On the chart below of precious metals stock Barrick Gold (ABX,
$24.22), I have marked five underlying price patterns and correlated
them with five RSI patterns:
• 1: A symmetrical triangle formed in ABX between
mid-August and mid-September. At the same time, RSI created a descending
triangle. The breakout in RSI occurred two days before the breakout in
price, giving the swing trader ample notice that a rally was imminent.
Note how RSI held support as prices moved higher in late September. That
is a common pattern in RSI.
• 2: After the breakout ABX moved quickly from near $20 to $22 and
then stalled. A minor topping pattern in price was mirrored by a small
head and shoulders top in RSI above the overbought 70 level. The break
in RSI below 70 was followed by a retreat in the stock price back toward
the breakout level of $20.
• 3: In mid-October ABX recovered to a new high near $22.80. RSI
formed another small head and shoulders formation.
• 4: In early November ABX retreated to $21 and then began a steep
uptrend which carried the stock north of $25. The RSI line rallied
sharply and became overbought. Several RSI signals then strongly
announced that profits should be taken.
There was bearish divergence, as price went higher while RSI made a
second lower high. RSI formed a double top pattern. This double top is
far more clearly seen in the RSI chart than the daily price chart. The
RSI trendline was then broken and a failure swing occurred. A failure
swing, discussed in Inside The Black Box of December 17th, is an
RSI sell signal. Note the failure swing signal occurred one day before
the steep price trendline was broken.
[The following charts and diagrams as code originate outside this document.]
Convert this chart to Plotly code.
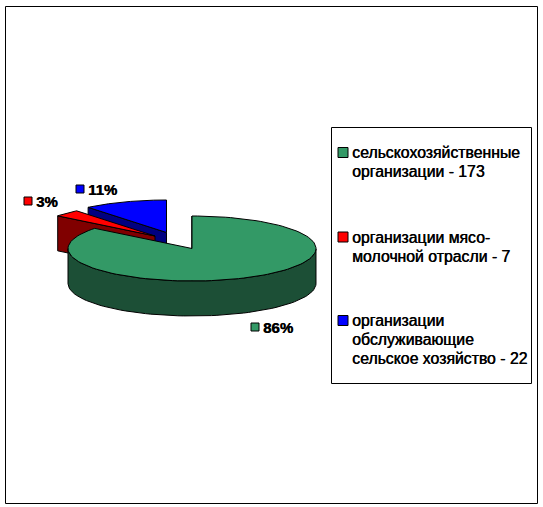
import numpy as np
import plotly.graph_objects as go

# Values as printed in the legend
categories = ["сельскохозяйственные организации", "организации мясо-молочной отрасли", "организации обслуживающие сельское хозяйство"]
counts = [173, 7, 22]
percent_labels = ["86%", "3%", "11%"]
legend_lines = [
    ["сельскохозяйственные", "организации - 173"],
    ["организации мясо-", "молочной отрасли - 7"],
    ["организации", "обслуживающие", "сельское хозяйство - 22"],
]
top_colors = ["#339966", "#ff0000", "#0000ff"]
side_colors = ["#1c4f36", "#800000", "#000080"]

# Pie geometry, in page pixels
RX, RY, DEPTH = 124, 32.5, 35
CENTER = (192, 248.5)
OFFSETS = [(0, 0), (-37, -12.5), (-25.5, -16)]
LABEL_POS = [(255, 327), (28, 201), (80, 189)]
LEGEND_SWATCH_Y = [152.5, 237, 320.5]
FONT = "Liberation Sans"
BLACK_LINE = dict(color="black", width=1)
HEAVY = "0.5px 0 0 black"


def arc(cx, cy, start, end):
    # angles in degrees, clockwise from 12 o'clock
    a = np.radians(np.linspace(start, end, 120))
    return cx + RX * np.sin(a), cy - RY * np.cos(a)


def add_poly(fig, xs, ys, color):
    fig.add_trace(go.Scatter(x=list(xs) + [xs[0]], y=list(ys) + [ys[0]], mode="lines", fill="toself",
                             fillcolor=color, line=BLACK_LINE, hoverinfo="skip", showlegend=False))


def add_wedge(fig, i, start, end):
    cx = CENTER[0] + OFFSETS[i][0]
    cy = CENTER[1] + OFFSETS[i][1]
    ax, ay = arc(cx, cy, start, end)

    # only the leading cut face can be seen from this viewpoint
    add_poly(fig, [cx, ax[0], ax[0], cx], [cy, ay[0], ay[0] + DEPTH, cy + DEPTH], side_colors[i])
    # outer wall where it faces the viewer, then the top
    front = np.radians(np.linspace(start, end, 120))
    keep = np.cos(front) <= 0.0
    if keep.any():
        wx, wy = ax[keep], ay[keep]
        add_poly(fig, np.r_[wx, wx[::-1]], np.r_[wy, wy[::-1] + DEPTH], side_colors[i])
    add_poly(fig, np.r_[cx, ax], np.r_[cy, ay], top_colors[i])


fig = go.Figure()

angles = np.cumsum([0] + counts) / sum(counts) * 360
# back slices first so the big one covers them
for i in [2, 1, 0]:
    add_wedge(fig, i, angles[i], angles[i + 1])

# percent labels with their small colour keys
fig.add_trace(go.Scatter(x=[p[0] for p in LABEL_POS], y=[p[1] for p in LABEL_POS], mode="markers",
                         marker=dict(symbol="square", size=8, color=top_colors, line=BLACK_LINE),
                         hoverinfo="skip", showlegend=False))
for p, label in zip(LABEL_POS, percent_labels):
    fig.add_annotation(x=p[0] + 6, y=p[1], text=label, showarrow=False, xanchor="left", yanchor="middle",
                       font=dict(family=FONT, size=15, color="black", weight="bold", shadow=HEAVY))

# legend box drawn by hand, its line breaks do not fit plotly's own legend
fig.add_shape(type="rect", x0=331.5, y0=127.5, x1=531.5, y1=383.5, line=BLACK_LINE, fillcolor="white", layer="below")
fig.add_shape(type="rect", x0=5.5, y0=6.5, x1=537.5, y1=503.5, line=BLACK_LINE, fillcolor="rgba(0,0,0,0)", layer="below")
fig.add_trace(go.Scatter(x=[343] * 3, y=LEGEND_SWATCH_Y, mode="markers",
                         marker=dict(symbol="square", size=10, color=top_colors, line=BLACK_LINE),
                         hoverinfo="skip", showlegend=False))
for y, lines in zip(LEGEND_SWATCH_Y, legend_lines):
    for n, line in enumerate(lines):
        fig.add_annotation(x=349.5, y=y + n * 19, text=line, showarrow=False, xanchor="left", yanchor="middle",
                           font=dict(family=FONT, size=15.8, color="black", shadow=HEAVY))

fig.update_xaxes(range=[0, 543], visible=False, fixedrange=True)
fig.update_yaxes(range=[507, 0], visible=False, fixedrange=True)
fig.update_layout(width=543, height=507, margin=dict(l=0, r=0, t=0, b=0), paper_bgcolor="white",
                  plot_bgcolor="white", showlegend=False)
fig.write_html("out.html", config=dict(displayModeBar=False), post_script="document.body.style.margin = '0';")
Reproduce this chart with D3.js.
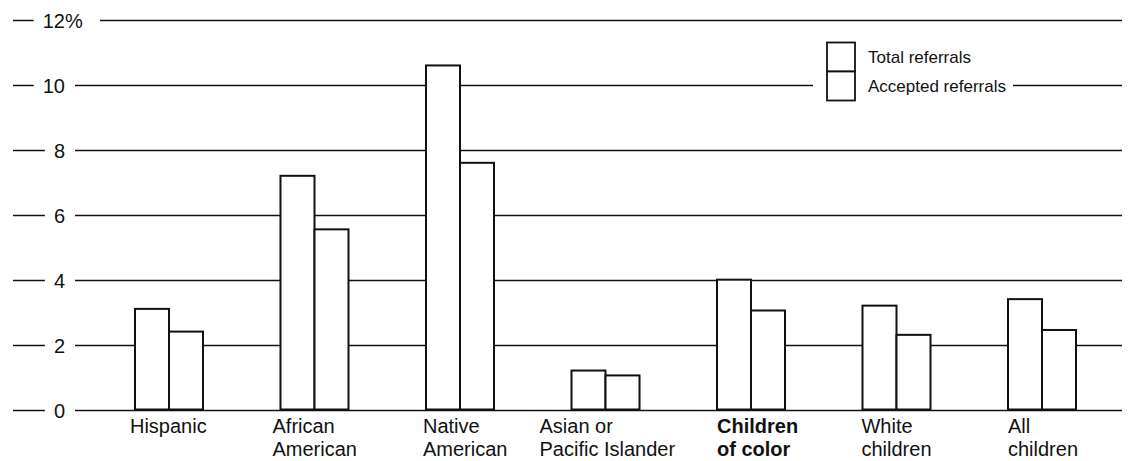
<!DOCTYPE html>
<html>
<head>
<meta charset="utf-8">
<script src="https://cdn.jsdelivr.net/npm/d3@7"></script>
<style>
  html, body { margin: 0; padding: 0; background: #fff; }
  svg { display: block; font-family: "Liberation Sans", Arial, Helvetica, sans-serif; }
</style>
</head>
<body>
<svg id="chart" width="1136" height="461"></svg>
<script>
// ---- data ----
const categories = ["Hispanic", "African American", "Native American", "Asian or Pacific Islander", "Children of color", "White children", "All children"];
const categoryLines = [["Hispanic"], ["African", "American"], ["Native", "American"], ["Asian or", "Pacific Islander"], ["Children", "of color"], ["White", "children"], ["All", "children"]];
const totalReferrals = [3.1, 7.2, 10.6, 1.2, 4.0, 3.2, 3.4];
const acceptedReferrals = [2.4, 5.55, 7.6, 1.05, 3.05, 2.3, 2.45];
const seriesNames = ["Total referrals", "Accepted referrals"];
const yTicks = [0, 2, 4, 6, 8, 10, 12];

// ---- layout (not data) ----
const labelShift = [-5, -8, -3, -32, 0, -1, 0];
const boldIndex = 4;

const svg = d3.select("#chart");
const W = 1136;

const y = d3.scaleLinear().domain([0, 12]).range([409.5, 20]);
const x = d3.scaleBand().domain(categories).range([100, 1111]).paddingInner(0.5326).paddingOuter(0.2405);
const xs = d3.scaleBand().domain(seriesNames).range([0, x.bandwidth()]);

const gridEnd = 1122;

// tick labels, stubs and gridlines
const tickG = svg.append("g");
yTicks.forEach(t => {
  const yy = Math.round(y(t)) + 0.5;
  const lab = tickG.append("text")
    .attr("x", 65).attr("y", yy).attr("text-anchor", "end")
    .attr("dominant-baseline", "central")
    .attr("font-size", 20).attr("fill", "#111")
    .text(t);
  const bb = lab.node().getBBox();
  let right = bb.x + bb.width;
  if (t === 12) {
    const pc = tickG.append("text")
      .attr("x", 65).attr("y", yy)
      .attr("dominant-baseline", "central")
      .attr("font-size", 20).attr("fill", "#111").text("%");
    const pb = pc.node().getBBox();
    right = pb.x + pb.width;
  }
  tickG.append("line")
    .attr("x1", 13).attr("x2", bb.x - 9)
    .attr("y1", yy).attr("y2", yy)
    .attr("stroke", "#111").attr("stroke-width", 1.5);
  tickG.append("line")
    .attr("x1", right + (t === 12 ? 17 : 10)).attr("x2", gridEnd)
    .attr("y1", yy).attr("y2", yy)
    .attr("stroke", "#111").attr("stroke-width", 1.5);
});

// bars
const rows = categories.map((c, i) => ({ cat: c, values: [
  { key: seriesNames[0], v: totalReferrals[i] },
  { key: seriesNames[1], v: acceptedReferrals[i] }
]}));

const groups = svg.append("g").selectAll("g").data(rows).join("g")
  .attr("transform", d => `translate(${x(d.cat)},0)`);
groups.selectAll("rect").data(d => d.values).join("rect")
  .attr("x", d => xs(d.key))
  .attr("y", d => y(d.v))
  .attr("width", xs.bandwidth())
  .attr("height", d => y(0) - y(d.v))
  .attr("fill", "#fff")
  .attr("stroke", "#111")
  .attr("stroke-width", 2);

// category labels
const labG = svg.append("g");
rows.forEach((d, i) => {
  const t = labG.append("text")
    .attr("x", x(d.cat) + labelShift[i])
    .attr("y", 433)
    .attr("font-size", 20)
    .attr("font-weight", i === boldIndex ? "bold" : "normal")
    .attr("fill", "#111");
  categoryLines[i].forEach((ln, k) => {
    t.append("tspan").attr("x", x(d.cat) + labelShift[i]).attr("y", 433 + k * 23).text(ln);
  });
});

// legend
const leg = svg.append("g");
leg.append("rect").attr("x", 813).attr("y", 34).attr("width", 200).attr("height", 72).attr("fill", "#fff");
seriesNames.forEach((s, i) => {
  leg.append("rect")
    .attr("x", 827).attr("y", 42.5 + i * 29)
    .attr("width", 28).attr("height", 29)
    .attr("fill", "#fff").attr("stroke", "#111").attr("stroke-width", 1.8);
  leg.append("text")
    .attr("x", 868).attr("y", 63 + i * 29)
    .attr("font-size", 17).attr("fill", "#111")
    .text(s);
});
</script>
</body>
</html>
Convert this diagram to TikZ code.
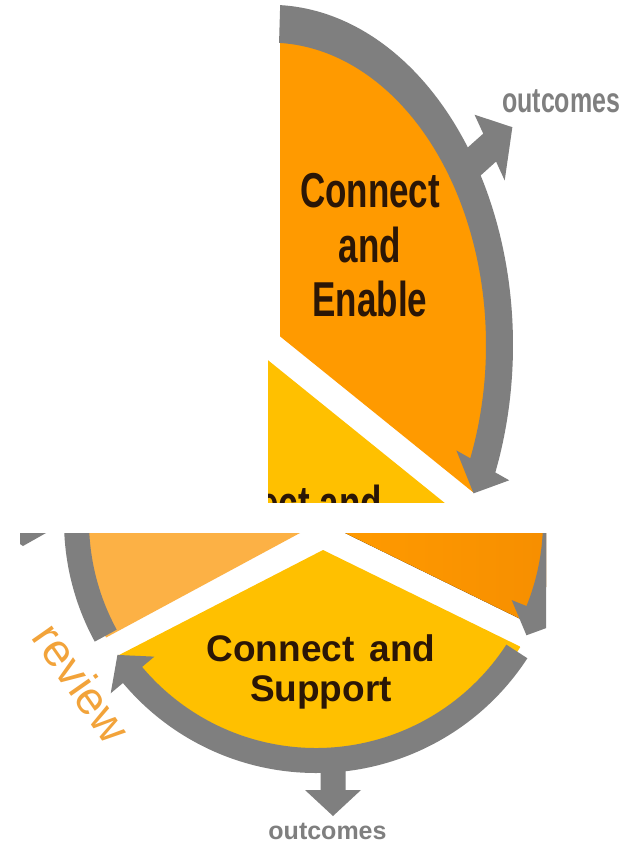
\documentclass[tikz,border=0pt]{standalone}
\usepackage{fontspec}
\setmainfont{Liberation Sans}
\definecolor{cOrange}{HTML}{FF9A00}
\definecolor{cOrangeDk}{HTML}{F08600}
\definecolor{cYellow}{HTML}{FFC000}
\definecolor{cLight}{HTML}{FCB145}
\definecolor{cGray}{HTML}{7F7F7F}
\definecolor{cText}{HTML}{2B1606}
\definecolor{cReview}{HTML}{F2A33A}
\tikzset{
  lblA/.style={font=\bfseries\fontsize{35}{39}\selectfont, text=cText, align=center, inner sep=0pt},
  lblB/.style={font=\bfseries\fontsize{37}{40}\selectfont, text=cText, align=center, inner sep=0pt},
  outc/.style={font=\bfseries\fontsize{25}{28}\selectfont, text=cGray, inner sep=0pt},
  rev/.style={font=\fontsize{46}{50}\selectfont, text=cReview, inner sep=0pt},
  ring/.style={fill=cGray}
}
\begin{document}
\begin{tikzpicture}[x=1pt,y=-1pt]
\fill[white] (0,0) rectangle (634,843);
\useasboundingbox (0,0) rectangle (634,843);

% ---------- upper piece ----------
\begin{scope}
\clip (268,0) rectangle (634,502);
\begin{scope}[shift={(270,345)}, yscale=1.4]
  \begin{scope}
    \clip (0,0) circle[radius=229];
    \fill[cOrange] (10,-260) -- (300,-260) -- (300,161.1) -- (10,-6.2) -- cycle;
    \fill[cYellow] (-60,-22.6) -- (300,185.1) -- (300,300) -- (-60,300) -- cycle;
  \end{scope}
  \fill[ring] (-87.6:243) arc[start angle=-87.6, end angle=22, radius=243]
     -- (22:258) -- (27.5:229.5) -- (22:201) -- (22:216)
     arc[start angle=22, end angle=-87.6, radius=216] -- cycle;
  \fill[ring] (-35.6:235.3) -- (-35.3:261.3) -- (-38.8:262.5) -- (-32.7:288)
     -- (-26.6:262.5) -- (-30.1:261.3) -- (-29.8:235.3) -- cycle;
  \node[lblA, anchor=north, transform shape] (enable) at (100,-122.9) {Connect\\and\\Enable};
  \node[lblA, anchor=north, transform shape] (supporttop) at (6,100) {Connect and};
  \node[outc, anchor=base west, transform shape] (outtop) at (232,-166.4) {outcomes};
\end{scope}
\end{scope}

% ---------- lower piece ----------
\begin{scope}
\clip (20,533) rectangle (546,843);
\begin{scope}
  \clip (316,521) circle[radius=240];
  \fill[cLight] (0,450) -- (305,450) -- (300,533) -- (0,694.7) -- cycle;
  \fill[cYellow] (323,550) -- (0,716.3) -- (0,900) -- (700,900) -- (700,734.7) -- cycle;
  \fill[left color=cOrange, right color=cOrangeDk] (345,533) -- (700,707) -- (700,450) -- (350,450) -- cycle;
\end{scope}
\begin{scope}[shift={(316,521)}]
  \fill[ring] (151.4:252) arc[start angle=151.4, end angle=190, radius=252]
     -- (190:227) arc[start angle=190, end angle=151.4, radius=227] -- cycle;
  \fill[ring] (33:252) arc[start angle=33, end angle=140, radius=252]
     -- (140:268) -- (146:239.5) -- (140:211) -- (140:227)
     arc[start angle=140, end angle=33, radius=227] -- cycle;
  \fill[ring] (-10:252) arc[start angle=-10, end angle=22, radius=252]
     -- (22:268) -- (28.5:239.5) -- (22:211) -- (22:227)
     arc[start angle=22, end angle=-10, radius=227] -- cycle;
\end{scope}
\fill[ring] (320.5,760) -- (345.5,760) -- (345.5,790) -- (361,790) -- (333,816)
   -- (305,790) -- (320.5,790) -- cycle;
\fill[ring] (20,533) -- (46,533) -- (23,546) -- (20,544) -- cycle;
\node[lblB, anchor=north] (support) at (321,634) {Connect\hspace{5pt} and\\Support};
\node[outc, anchor=base] (outbottom) at (327.5,839) {outcomes};
\node[rev, rotate=-55] (review) at (82,683) {review};
\end{scope}
\end{tikzpicture}
\end{document}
The swing trader who paid careful
attention to RSI received an early warning of the impending price
movement.
• 5: After the steep trendline was broken on the price chart, ABX
retreated to the low $22 range, holding the Intermediate uptrend line
that had begun in mid-August near $18. RSI retreated to support in the
mid-40's on its own scale, a level it had not fallen below since
mid-August, near when the rally in the stock's price began.
A very large head and shoulders pattern can now be
discerned in the RSI chart, with the head formed in mid-November, the
left shoulder in early October and the first part of the right shoulder
in early December. A break below 45 on RSI would almost certainly
forewarn of a break of the Intermediate trendline on the price chart,
setting up a highly profitable shorting opportunity in ABX. I will be
monitoring ABX's RSI and price chart and keep you informed if this
breakdown occurs.
RSI price patterns, when combined with the tools of divergence and
failure swings, can give powerful warnings of future movement on the
price chart a day or two in advance. Swing traders should make a habit
of carefully monitoring the message of the RSI line, in order to clarify
and anticipate changes in the price chart.